BOSTON — Bruins center Patrice Bergeron is an NHL coach’s dream — the rare player capable of excelling in every type of situation at even strength or on special teams.
Known more for world-class defensive play — look no further than his three Frank J. Selke Trophy wins, elite puck-possession ability and faceoff dominance — Bergeron has made a bigger impact offensively this season than we’re normally accustomed to seeing.
Yes, he has scored 30 goals twice in his career and certainly is capable of being a force in the attacking zone, but the Bruins forward is taking his game to another level this campaign, according to linemate Brad Marchand.
“Bergy has always been a phenomenal player, but this year, it seems like he’s on a mission,” Marchand said. “It seems like he has an extra level. It’s a lot of fun to watch him every night.
“He know it’s a big challenge for him this year, and he wants to step up and be even more of a leader and help this team on another level. It’s been fun to watch and fun to play beside him. Hopefully he continues that.”
Bergeron is tied with David Krejci for the team lead in scoring with 28 points in 28 games. Bergeron is on pace for a career high in points and ranks above notable superstars such as Sidney Crosby, Alexander Ovechkin, Evgeni Malkin, John Tavares, Nicklas Backstrom and Steven Stamkos on the league’s scoring list.
Consistency was an issue for the Bruins as a team from a scoring perspective last season, and Bergeron has helped correct this problem with points in 22 of 28 games. In addition to his own goal scoring, Bergeron has used his underrated play-making skills to help his teammates be more productive. The most notable example is his duo with Marchand, who has scored 14 goals in 26 games and is on pace for his first 40-goal season.
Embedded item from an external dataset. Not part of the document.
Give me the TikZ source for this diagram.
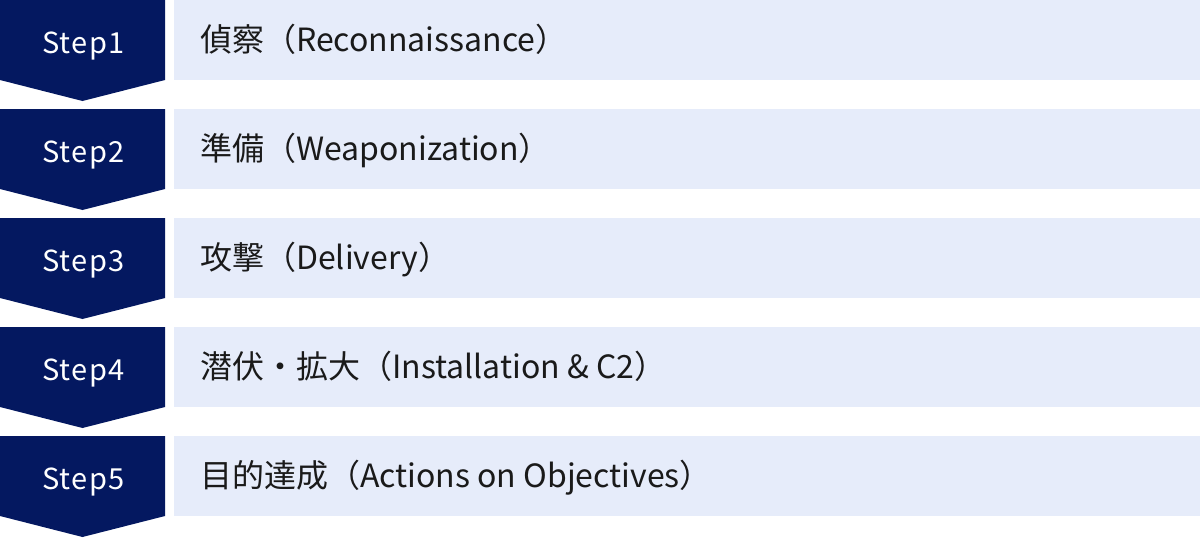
\documentclass[tikz,border=0pt]{standalone}
\usepackage{fontspec}
\setmainfont{Noto Sans CJK JP}
\usetikzlibrary{positioning}
\definecolor{stepnavy}{RGB}{4, 24, 96}
\definecolor{rowblue}{RGB}{230, 236, 250}
\definecolor{textdark}{RGB}{26, 26, 26}

\begin{document}
\begin{tikzpicture}[x=1pt, y=-1pt,
    stepshape/.style={fill=stepnavy},
    steplabel/.style={text=white, font=\fontsize{29}{29}\selectfont\addfontfeatures{LetterSpace=5}, anchor=base, inner sep=0pt},
    rowbox/.style={fill=rowblue},
    rowlabel/.style={text=textdark, font=\fontsize{32}{32}\selectfont, anchor=base west, inner sep=0pt}]

    \useasboundingbox (0,0) rectangle (1200,538);

    % Step 1
    \fill[stepshape] (0,0) -- (165,0) -- (165,80) -- (82.5,101) -- (0,80) -- cycle;
    \fill[rowbox] (174,0) rectangle (1200,80);
    \node[steplabel] (step1) at (83.5,53) {Step1};
    \node[rowlabel] (desc1) at (200,51) {偵察（Reconnaissance）};

    % Step 2
    \fill[stepshape] (0,109) -- (165,109) -- (165,189) -- (82.5,210) -- (0,189) -- cycle;
    \fill[rowbox] (174,109) rectangle (1200,189);
    \node[steplabel] (step2) at (83.5,162) {Step2};
    \node[rowlabel] (desc2) at (200,160) {準備（Weaponization）};

    % Step 3
    \fill[stepshape] (0,218) -- (165,218) -- (165,298) -- (82.5,319) -- (0,298) -- cycle;
    \fill[rowbox] (174,218) rectangle (1200,298);
    \node[steplabel] (step3) at (83.5,271) {Step3};
    \node[rowlabel] (desc3) at (200,269) {攻撃（Delivery）};

    % Step 4
    \fill[stepshape] (0,327) -- (165,327) -- (165,407) -- (82.5,428) -- (0,407) -- cycle;
    \fill[rowbox] (174,327) rectangle (1200,407);
    \node[steplabel] (step4) at (83.5,380) {Step4};
    \node[rowlabel] (desc4) at (200,378) {潜伏・拡大（Installation \& C2）};

    % Step 5
    \fill[stepshape] (0,436) -- (165,436) -- (165,516) -- (82.5,537) -- (0,516) -- cycle;
    \fill[rowbox] (174,436) rectangle (1200,516);
    \node[steplabel] (step5) at (83.5,489) {Step5};
    \node[rowlabel] (desc5) at (200,487) {目的達成（Actions on Objectives）};
\end{tikzpicture}
\end{document}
Bergeron’s even-strength scoring (13 points) and power-play success (15 points, second-most in the league) have helped the Bruins improve to second in goals scored per game and first in power-play percentage. Boston ranked 22nd and 18th, respectively, in those two categories in 2014-15.
This improved offensive output also has helped the B’s overcome some defensive shortcomings, including injuries to key defensemen and some costly mistakes that have resulted in goals against. Boston is giving up 2.71 goals per game this season compared to 2.45 a campaign ago, but a more consistent power play and finishing a higher rate of scoring chances have overcome this slight defensive decline.
Bergeron is well-known throughout the league as a reliable, all-around player. Let’s face it, you have to be a really good player to be put on Crosby’s wing during the Winter Olympics.
That said, Bergeron is taking his all-around skill set to new heights this season, and it should vault him into the Hart Trophy conversation. Few players have been more valuable to their team than Bergeron over the last four or five years, but he’s never been a Hart finalist.
This could be the season Bergeron finally receives that recognition.